Employers and health plans hire pharmacy benefit managers to review and pay claims for prescription drugs, to help control costs and to coordinate care for patients.
Barrett Toan, chairman of Express Scripts, a pharmacy benefit manager in St. Louis, said drug makers paid rebates to pharmacy benefit managers "to make their products more attractive-to improve their position on the formulary," increasing the likelihood that their drugs will be prescribed, in preference to products made by other companies.
John M. Rector, senior vice president of the National Community Pharmacists Association, said, "Pharmacy benefit managers increasingly take payments from drug makers, with the result that patients are switched from a product that might be the best prescription drug for them to a more expensive brand-name product."

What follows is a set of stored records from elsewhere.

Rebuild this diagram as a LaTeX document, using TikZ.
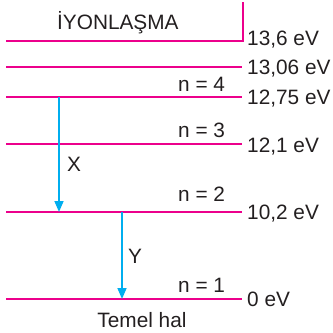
\documentclass[tikz,border=0pt]{standalone}
\usepackage{fontspec}
\setmainfont{Liberation Sans}
\usetikzlibrary{arrows.meta,positioning}
\definecolor{level}{RGB}{236,0,140}
\definecolor{jump}{RGB}{0,174,239}
\definecolor{ink}{RGB}{35,31,32}
\tikzset{
  lvl/.style={level,line width=1.4pt},
  jmp/.style={jump,line width=1.6pt,-{Triangle[length=11pt,width=9pt]}},
  txt/.style={font=\fontsize{20.8}{25}\selectfont,text=ink,inner sep=0pt,anchor=base west},
}

\begin{document}
\begin{tikzpicture}[x=1pt,y=-1pt]
        \useasboundingbox (0,0) rectangle (333,333);
        % energy levels
        \coordinate (ionL) at (6,41);
        \coordinate (ionR) at (243,41);
        \coordinate (ionT) at (243,2);
        \draw[lvl] (ionL) -- (ionR) -- (ionT);
        \draw[lvl] (6,67) coordinate (l5a) -- (242,67) coordinate (l5b);
        \draw[lvl] (6,97) coordinate (l4a) -- (242,97) coordinate (l4b);
        \draw[lvl] (6,144) coordinate (l3a) -- (242,144) coordinate (l3b);
        \draw[lvl] (6,212) coordinate (l2a) -- (242,212) coordinate (l2b);
        \draw[lvl] (6,299) coordinate (l1a) -- (242,299) coordinate (l1b);
        % energies
        \node[txt] (e6) at (247,45) {13,6 eV};
        \node[txt] (e5) at (247,74) {13,06 eV};
        \node[txt] (e4) at (247,104) {12,75 eV};
        \node[txt] (e3) at (247,152.5) {12,1 eV};
        \node[txt] (e2) at (247,219) {10,2 eV};
        \node[txt] (e1) at (247,306.5) {0 eV};
        % quantum numbers
        \node[txt] (n4) at (178,91.5) {n = 4};
        \node[txt] (n3) at (178,137.5) {n = 3};
        \node[txt] (n2) at (178,201.5) {n = 2};
        \node[txt] (n1) at (178,292.5) {n = 1};
        \node[txt] (ion) at (57,29) {İYONLAŞMA};
        \node[txt,anchor=base] (ground) at (142,327.5) {Temel hal};
        % transitions
        \coordinate (xs) at (59,97);
        \coordinate (xe) at (59,212);
        \coordinate (ys) at (122,212);
        \coordinate (ye) at (122,299);
        \draw[jmp] (xs) -- (xe);
        \draw[jmp] (ys) -- (ye);
        \node[txt] (xlab) at (67,171.5) {X};
        \node[txt] (ylab) at (128,263.5) {Y};
      \end{tikzpicture}
\end{document}
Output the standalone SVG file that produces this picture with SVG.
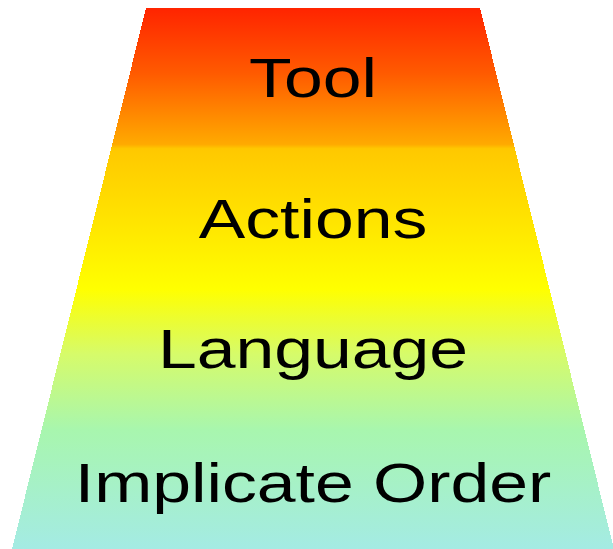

The new standards say that drug companies may be subject to civil and criminal penalties if they report inaccurate or incomplete data on the prices or sales of their products. The government uses such information to compute reimbursement under Medicare and Medicaid, and the inspector general said the reported prices should reflect any discounts or rebates offered to buyers.
Ms. Rehnquist said that if drug makers found "credible evidence" of violations of federal law or regulations, they should notify the government within 60 days, or sooner if beneficiaries could be harmed.
In recent years, the government has issued guidance to other segments of the health care industry on how to prevent fraud and abuse. Those guidelines were addressed to doctors, hospitals, nursing homes, laboratories, home care agencies and suppliers of medical equipment.